On Wed, 22 Jun 2005 12:54:44 UTC, wrote:

I wonder at the thread though. Everyone discussing recognition of a
fully developed spin versus spiral dive.

Isn't it generally more useful to recognize the difference between a
just-developing spin and a just-developing spiral dive?

Which reminds me of Johnston's Test Question for BGA Instructors
Number Three:

"The offical recovery from a stall with wing drop is different from
the official recovery from a spin. At what point do you, personally,
transition from one to the other?"

Ian

--

"Ian Johnston" wrote in message
news:dzZo7CxomoOm-pn2-39ddFD9pBSKp@localhost...
On Wed, 22 Jun 2005 12:54:44 UTC, wrote:

I wonder at the thread though. Everyone discussing recognition of a
fully developed spin versus spiral dive.

Isn't it generally more useful to recognize the difference between a
just-developing spin and a just-developing spiral dive?

Which reminds me of Johnston's Test Question for BGA Instructors
Number Three:

"The offical recovery from a stall with wing drop is different from
the official recovery from a spin. At what point do you, personally,
transition from one to the other?"

Ian


As often happens, the BGA comes through with some useful wisdom. Thanks,
Ian.

As for the difference in sensations between an incipient spin and incipient
spiral, the former seems to me to be like an uncommanded yaw and the later
like an uncommanded roll. To me, at least, they clearly say that if the
situation is allowed to continue without intervention, the uncommanded yaw
will become a spin and the uncommanded roll will become a spiral.

I wish I could capture the sensations and record them. They would be very
useful in training.

As for a spinable trainer with similar characteristics, the venerable IS28b2
would do a creditable job of either spin or spiral and build up speed like
crazy in the ensuing dive. It had the requisite large inertia about all
axes. I found it taught me a lot about how to fly a Nimbus.

Bill Daniels

Bill Daniels writes
"The offical recovery from a stall with wing drop is different from
the official recovery from a spin. At what point do you, personally,
transition from one to the other?"

I'm curious.
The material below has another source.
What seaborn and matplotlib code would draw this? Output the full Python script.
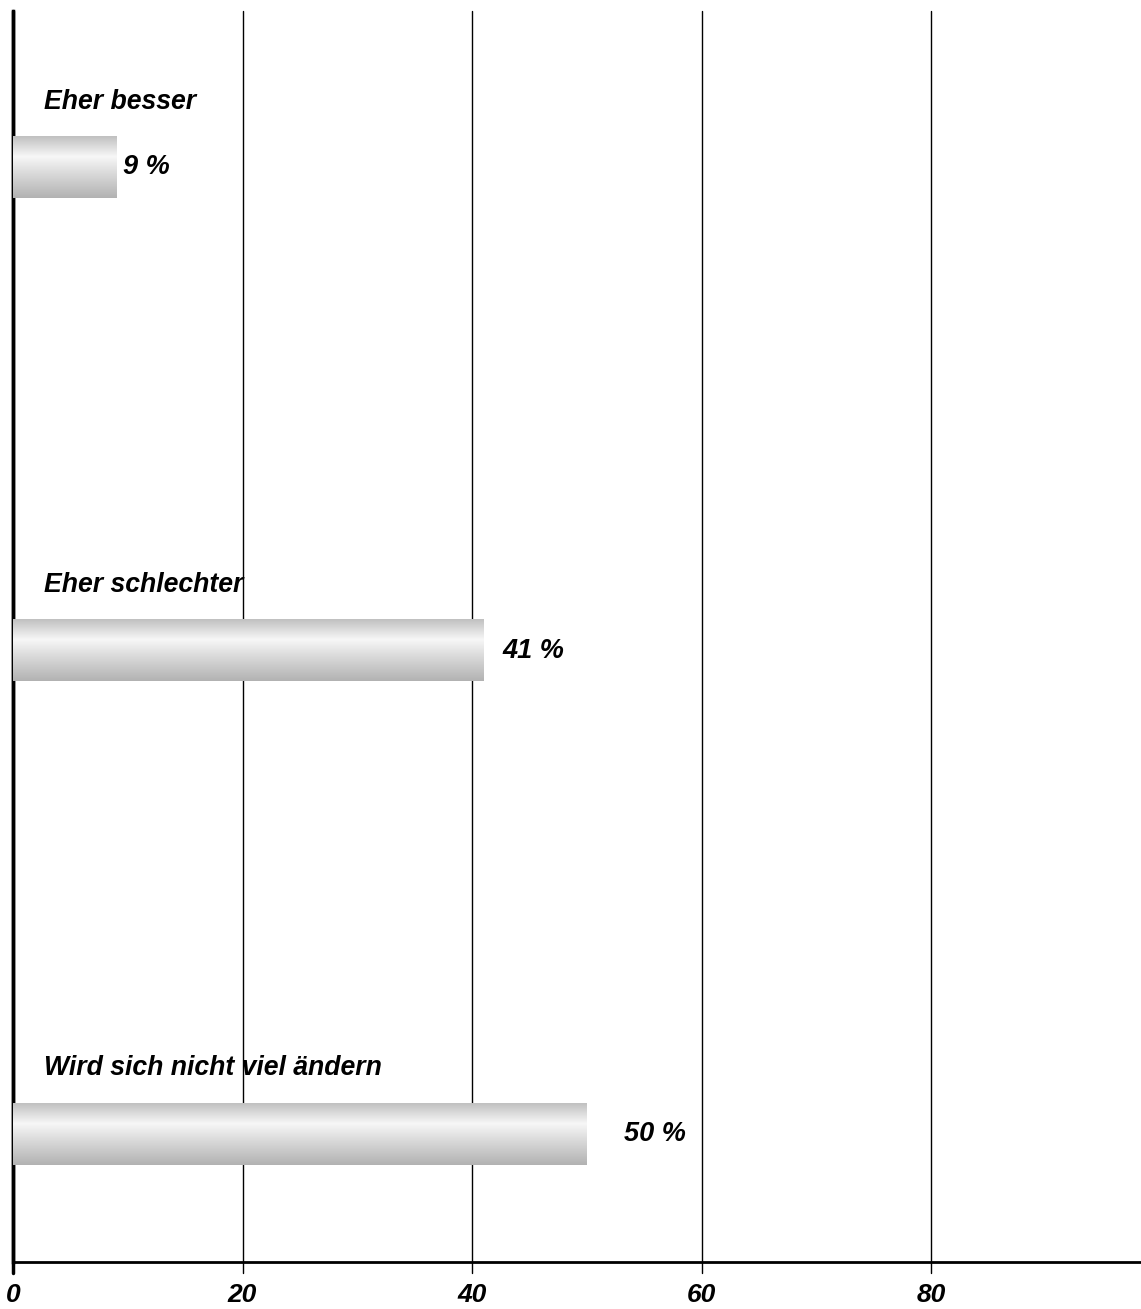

Although in practical terms I'm quite confident (through
practice) that I can tell one from the other and react and recover
accordingly, but how would you phrase the answer to that?

--
Bill Gribble
http://www.scapegoatsanon.demon.co.uk
- Learn from the mistakes of others.
- You won't live long enough to make all of them yourself.

Most important is recognition of prestall and initial departure. Since
the spin is a product of yaw moment at departure, you can prevent a
spin with coordinated controls alone. IE, modern aircraft must be
"helped" into the spin. (Put another way, the vertical stabilizer
creates enough yaw dampening to prevent autorotaion at stall so long no
pro spin control imputs are made. Since there are two yaw controls,
that would mean pro rudder or anti stick.) Thus, any prestall or
initial departure that is met with a release of back pressure and use
of coordinated controls to level the wings will produce the desired
effect before a spin or spiral dive can develop. Even if you choose not
to release back pressure, you shouldn't spin. Instead, you might find
yourself in a secondary stall. The longer it takes to apply these
simple actions, the less likely that it will produce an immediate
remedy, as the aircraft will continue into either a spin or spiral dive.